Nous voulons transformer la société béninoise. Nous savons qu’elle est le fruit de l’histoire. Bien entendu, nos aïeux avaient leur manière de vivre individuellement et en communauté. Mais ces règles endogènes ont été bousculées et parfois combattues avec violence par le colonisateur au profit d’une autre organisation sociale destinée à piller nos ressources. Aujourd’hui, nous sommes invités à participer à une mondialisation qui « ne marche pas pour les pauvres du monde, qui ne marche pas pour l’environnement, qui ne marche pas pour la stabilité de l’économie mondiale »(1).
Ce survol historique montre la complexité de notre tâche. Il nous rappelle que la société béninoise, comme celle des autres pays africains, est une construction originale car aucun autre peuple n’a subi les mêmes agressions dans l’histoire de l’humanité.

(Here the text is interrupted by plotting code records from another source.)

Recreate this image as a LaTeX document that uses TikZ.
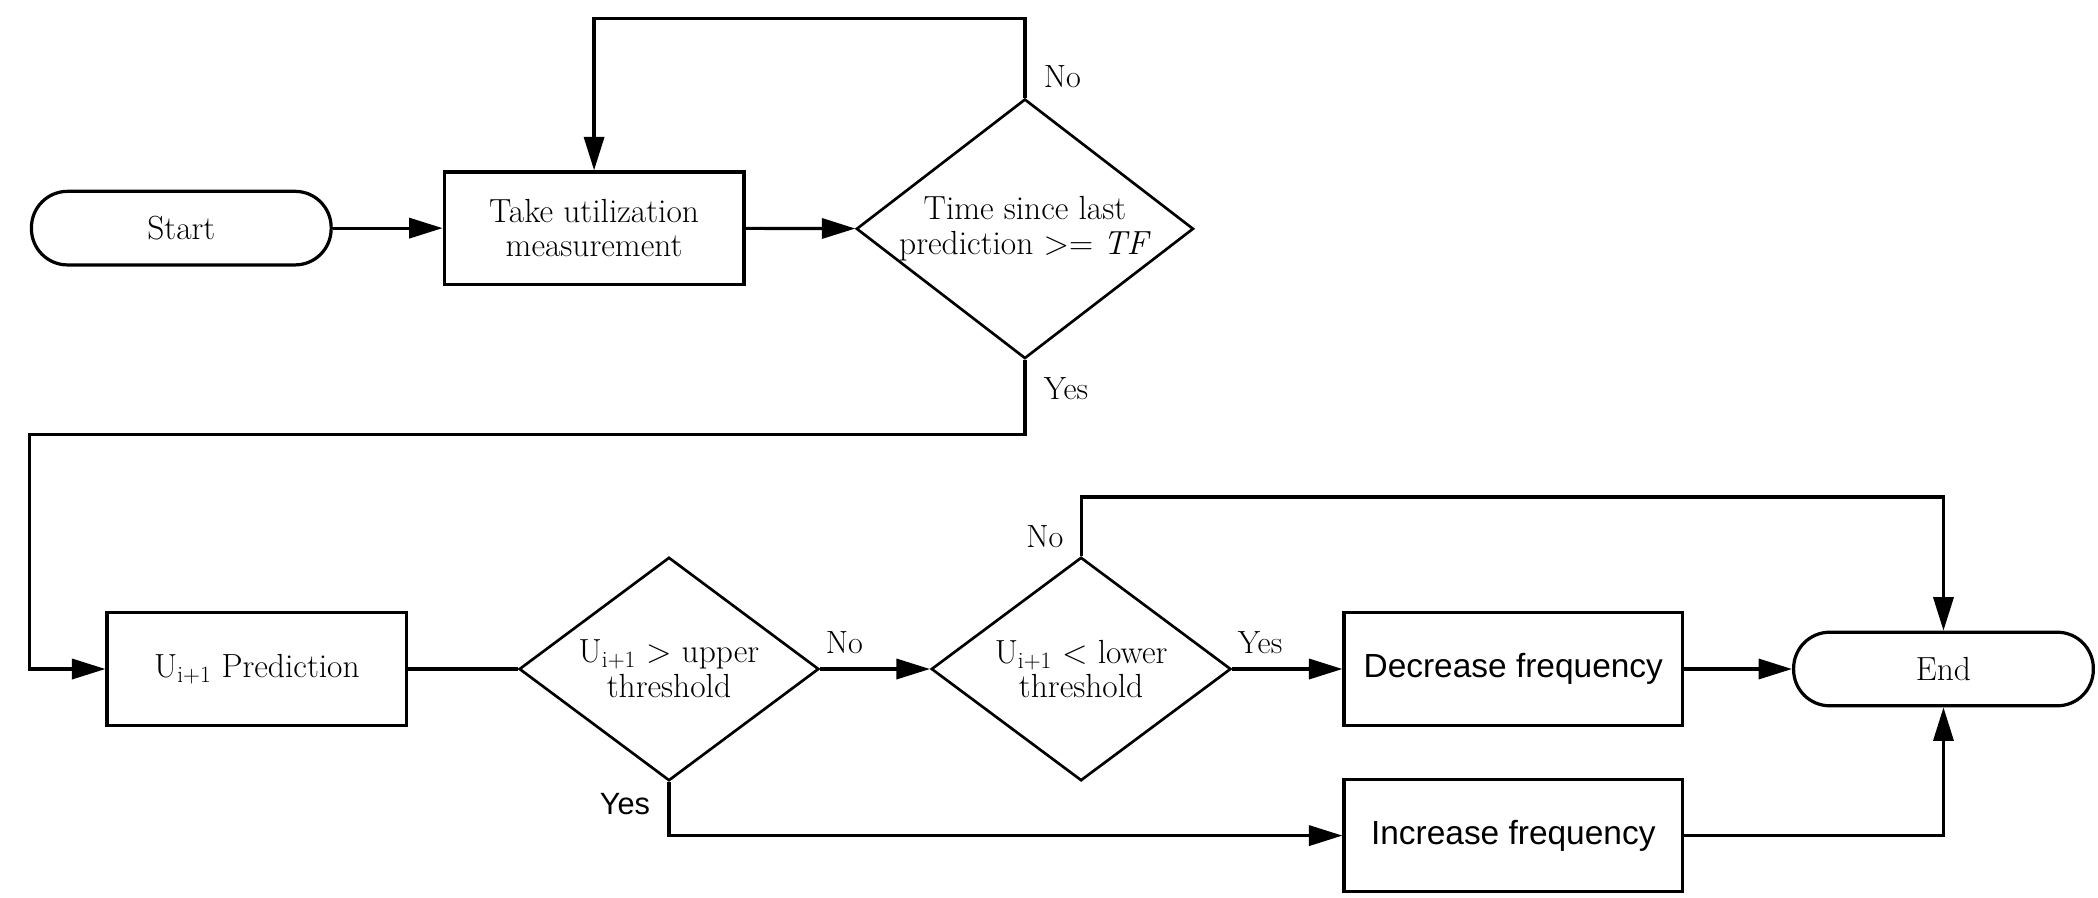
\documentclass[tikz,border=0pt]{standalone}
\usepackage{fontspec}
\newfontfamily\arialfont{Liberation Sans}
\usetikzlibrary{shapes,arrows.meta,calc}

\begin{document}
\begin{tikzpicture}[x=1pt,y=1pt,line width=2.4pt,
  termstyle/.style={rectangle,rounded corners=27pt,draw,minimum width=224pt,minimum height=55pt,font=\fontsize{25}{26}\selectfont},
  boxstyle/.style={rectangle,draw,minimum height=84pt,align=center,font=\fontsize{25}{26}\selectfont},
  decstyle/.style={diamond,draw,line width=2pt,inner sep=0pt,aspect=1.3,align=center,font=\fontsize{25}{26}\selectfont},
  lbl/.style={font=\fontsize{24}{26}\selectfont,inner sep=2pt},
  arr/.style={-{Triangle[length=25pt,width=15pt]}}]

  \useasboundingbox (0,0) rectangle (1568,-671);

% top row
  \node [termstyle] (start) at (135.5, -170.5) {Start};
  \node [boxstyle, minimum width=224pt] (take) at (444, -170.5) {Take utilization\\measurement};
  \node [decstyle, minimum width=252pt, minimum height=194pt] (time) at (766, -171) {Time since last\\prediction >= \textit{TF}};

% bottom rows
  \node [boxstyle, minimum width=224pt] (pred) at (192, -500) {U\textsubscript{i+1} Prediction};
  \node [decstyle, minimum width=224pt, minimum height=167pt] (upper) at (500, -500) {U\textsubscript{i+1} > upper\\threshold};
  \node [decstyle, minimum width=224pt, minimum height=167pt] (lower) at (808, -500) {U\textsubscript{i+1} < lower\\threshold};
  \node [boxstyle, minimum width=253pt, font=\arialfont\fontsize{25}{27}\selectfont] (dec) at (1131, -500) {Decrease frequency};
  \node [termstyle] (end) at (1452.5, -500) {End};
  \node [boxstyle, minimum width=253pt, font=\arialfont\fontsize{25}{27}\selectfont] (inc) at (1131, -624.5) {Increase frequency};

% connectors
  \draw [arr] (start) -- (take);
  \draw [arr] (take) -- (time);
  \draw [arr] (time.north) -- ++(0, 59) -| (take.north);
  \draw [arr] (time.south) |- (22, -325) |- (pred.west);
  \draw (pred) -- (upper);
  \draw [arr] (upper) -- (lower);
  \draw [arr] (lower) -- (dec);
  \draw [arr] (dec) -- (end);
  \draw [arr] (lower.north) -- ++(0, 44) -| (end.north);
  \draw [arr] (upper.south) |- (inc.west);
  \draw [arr] (inc) -| (end.south);

% labels
  \node [lbl, anchor=south west] (timeno) at ($(time.north)+(11, 4)$) {No};
  \node [lbl, anchor=north west] (timeyes) at ($(time.south)+(11, -10)$) {Yes};
  \node [lbl, anchor=south west] (upperno) at ($(upper.east)+(1, 8)$) {No};
  \node [lbl, anchor=north east, font=\arialfont\fontsize{23}{26}\selectfont] (upperyes) at ($(upper.south)+(-11, -5)$) {Yes};
  \node [lbl, anchor=south west] (loweryes) at ($(lower.east)+(1, 8)$) {Yes};
  \node [lbl, anchor=south east] (lowerno) at ($(lower.north)+(-10, 3)$) {No};

\end{tikzpicture}
\end{document}
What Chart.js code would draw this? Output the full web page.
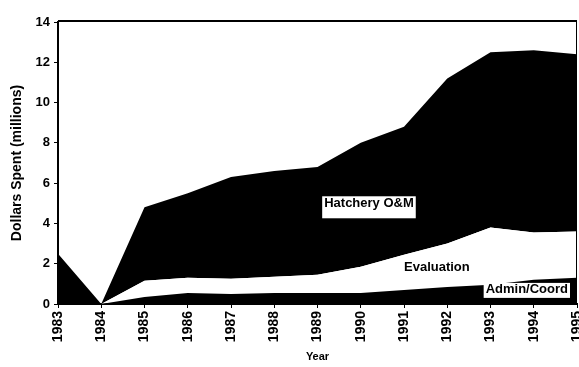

Je sais que pour beaucoup de nos compatriotes, notamment les jeunes, ces rappels relèvent de la préhistoire et n’ont plus rien à voir dans la situation d’aujourd’hui. Mais en réalité, savons-nous pourquoi tel parent déconseille à son enfant d’épouser une fille de telle région ou de telle communauté ? Le sait-t- il lui-même ? Savons-nous pourquoi les membres de telle ethnie sont, à tort, réputés sournois ou agressifs ? Est-il possible que tous les membres d’une communauté soient des malhonnêtes et peu dignes de confiance ? Savons-nous pourquoi certaines populations ont préféré s’installer au pied de collines et d’autres sur la lagune ? Les explications se trouvent sûrement dans notre histoire. Il nous faut toujours l’interroger pour éclairer notre avenir.
Pour réussir notre palpitante entreprise, nous devons tenir grand compte des expériences des autres peuples sans vouloir les copier. Il nous faut inventer, innover. Les seules justifications de nos actes ne doivent pas être la référence à l’Europe, à l’Amérique, à la Banque mondiale ou au Fonds monétaire international. Quand bien même nous devons écouter nos amis, il nous revient de ne jamais oublier l’originalité de notre parcours et de ce que nous sommes.
Chers amis,
Nous sommes qui ?
Comme l’ensemble de notre société, nous sommes également le produit d’une histoire que nous refusons d’assumer. Sossa Guedèhoungue, alors président des chefs des religions endogènes lors de la visite du Pape Jean-Paul II dans notre pays, a assuré l’illustre visiteur de l’impossibilité d’une guerre de religion au Bénin. Vos fidèles le jour, confia-t-il au Pape, sont nos fidèles la nuit. Ce sont les mêmes. Ils ne peuvent pas se combattre eux-mêmes. Ballotée entre la culture occidentale dominante et les vestiges de nos pratiques ancestrales, l’élite se réfugie souvent dans une imitation grotesque et ridicule. Elle s’y retrouve inconfortable et torturée.
Le parcours de ceux qui ont réussi nous enseigne que nous ne pouvons arriver à rien faire sans revenir à nous-mêmes tout en nous appropriant les valeurs universelles avec discernement, ne pas les avaler sans les mâcher. Tant que notre conscience sera embuée par l’indécision, l’ambigüité, le mimétisme et autres renoncements, il nous sera difficile d’avoir notre propre lecture des principes universels.
Chers amis,
Vous savez que depuis des décennies, nous répétons qu’il nous faut changer de mentalité. Les prières dans les lieux de culte peuvent y contribuer. Elles ne suffisent pas surtout lorsque nous n’en faisons que des séances de récitations. N’attendons pas le jour où nous serons complétement différents de ce que nous étions la veille. Il n’arrivera jamais. C’est donc pour construire patiemment et sûrement ce changement de mentalité, unanimement souhaité, que nous avons retenu, dans notre projet de société et dans nos statuts, des principes devant orienter notre action.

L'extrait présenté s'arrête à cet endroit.